Hopeful but skeptical

Updated below

Good news?

A range of leading health-care providers joined President Barack Obama on Monday in announcing their promise to sharply reduce the growth of national health spending, a move that could ease the path toward his goal of comprehensive coverage for Americans.

Well, maybe. Pardon me for not trusting the medico-insurance industrial complex very much. I think they're running scared and trying to get out ahead of any public plan that might be proposed in the future.

Nonetheless, $2 trillion bucks in cost-cutting over ten years is nothing to sneeze at. So we'll see.
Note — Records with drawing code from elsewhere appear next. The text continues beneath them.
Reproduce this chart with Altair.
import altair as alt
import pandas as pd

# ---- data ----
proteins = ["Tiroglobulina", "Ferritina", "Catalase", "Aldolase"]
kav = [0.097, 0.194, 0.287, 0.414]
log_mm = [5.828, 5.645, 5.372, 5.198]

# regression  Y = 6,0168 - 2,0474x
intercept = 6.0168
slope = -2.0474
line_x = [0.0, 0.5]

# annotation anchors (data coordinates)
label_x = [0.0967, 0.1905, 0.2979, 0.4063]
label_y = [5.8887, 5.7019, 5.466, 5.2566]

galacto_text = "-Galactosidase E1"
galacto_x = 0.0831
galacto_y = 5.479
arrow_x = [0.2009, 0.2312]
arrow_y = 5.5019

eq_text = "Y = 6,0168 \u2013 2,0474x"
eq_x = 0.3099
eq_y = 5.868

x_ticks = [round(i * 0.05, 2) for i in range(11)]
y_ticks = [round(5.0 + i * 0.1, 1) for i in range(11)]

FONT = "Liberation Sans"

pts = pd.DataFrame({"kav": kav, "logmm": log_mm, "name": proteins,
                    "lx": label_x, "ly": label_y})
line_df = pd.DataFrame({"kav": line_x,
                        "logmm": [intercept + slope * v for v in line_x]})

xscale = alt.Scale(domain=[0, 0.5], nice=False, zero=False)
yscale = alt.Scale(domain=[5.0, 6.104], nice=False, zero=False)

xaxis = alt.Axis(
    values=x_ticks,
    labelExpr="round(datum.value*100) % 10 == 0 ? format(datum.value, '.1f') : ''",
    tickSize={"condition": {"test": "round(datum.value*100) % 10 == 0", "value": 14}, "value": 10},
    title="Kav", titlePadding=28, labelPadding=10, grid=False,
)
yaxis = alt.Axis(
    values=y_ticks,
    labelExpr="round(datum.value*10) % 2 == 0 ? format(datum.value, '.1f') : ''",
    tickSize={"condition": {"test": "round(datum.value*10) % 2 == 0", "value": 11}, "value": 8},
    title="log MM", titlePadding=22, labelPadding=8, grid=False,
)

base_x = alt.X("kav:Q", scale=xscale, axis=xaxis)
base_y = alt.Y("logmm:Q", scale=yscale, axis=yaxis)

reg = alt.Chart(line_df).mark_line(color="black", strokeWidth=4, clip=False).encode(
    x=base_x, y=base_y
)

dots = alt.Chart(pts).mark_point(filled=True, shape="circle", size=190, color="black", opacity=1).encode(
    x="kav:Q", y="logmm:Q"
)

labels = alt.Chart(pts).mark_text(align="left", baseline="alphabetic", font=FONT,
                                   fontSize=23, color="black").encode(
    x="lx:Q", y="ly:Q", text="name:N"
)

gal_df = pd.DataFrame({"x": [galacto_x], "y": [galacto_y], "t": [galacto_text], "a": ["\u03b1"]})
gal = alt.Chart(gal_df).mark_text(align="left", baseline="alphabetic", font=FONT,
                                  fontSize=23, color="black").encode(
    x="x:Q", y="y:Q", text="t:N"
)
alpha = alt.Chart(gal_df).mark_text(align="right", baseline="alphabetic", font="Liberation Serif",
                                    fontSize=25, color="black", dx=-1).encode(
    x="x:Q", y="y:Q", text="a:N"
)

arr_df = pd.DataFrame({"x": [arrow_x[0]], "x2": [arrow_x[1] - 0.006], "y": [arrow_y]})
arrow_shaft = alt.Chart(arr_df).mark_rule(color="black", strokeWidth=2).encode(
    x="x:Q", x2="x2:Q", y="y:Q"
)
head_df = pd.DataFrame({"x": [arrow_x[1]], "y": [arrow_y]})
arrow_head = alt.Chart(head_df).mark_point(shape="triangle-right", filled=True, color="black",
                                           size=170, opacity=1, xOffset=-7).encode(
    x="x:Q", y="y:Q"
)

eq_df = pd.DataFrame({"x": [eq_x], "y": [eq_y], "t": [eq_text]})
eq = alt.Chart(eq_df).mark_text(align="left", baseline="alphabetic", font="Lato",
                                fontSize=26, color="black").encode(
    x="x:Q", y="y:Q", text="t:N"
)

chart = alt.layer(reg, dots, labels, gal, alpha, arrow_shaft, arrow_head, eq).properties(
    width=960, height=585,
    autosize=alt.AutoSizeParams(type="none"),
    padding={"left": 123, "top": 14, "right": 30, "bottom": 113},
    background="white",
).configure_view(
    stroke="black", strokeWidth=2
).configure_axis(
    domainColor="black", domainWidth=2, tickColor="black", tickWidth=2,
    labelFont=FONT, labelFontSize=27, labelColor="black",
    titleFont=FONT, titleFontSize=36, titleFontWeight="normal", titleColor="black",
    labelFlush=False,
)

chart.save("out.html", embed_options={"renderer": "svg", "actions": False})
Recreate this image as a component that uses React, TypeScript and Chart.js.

Update: It's not often I agree with a Time magazine columnist, but here's Karen Tumulty at Swampland:

the health industry wants reform--at least, it wants it on their terms. That's because universal coverage means 47 million new customers who can actually pay their bills. Assuming, of course, that private insurers are not competing with a Medicare-like, government-financed "public plan." The non-partisan Lewin Group has estimated that, given that option, more than 130 million Americans would enroll in a government plan -- which private insurers say would effectively kill their own business model. Heading off a public plan is what is implicit in this gesture the health industry is making this morning.

Posted by Linkmeister at May 11, 2009 12:03 PM | TrackBack
Comments

There are a lot of people who could use a break here.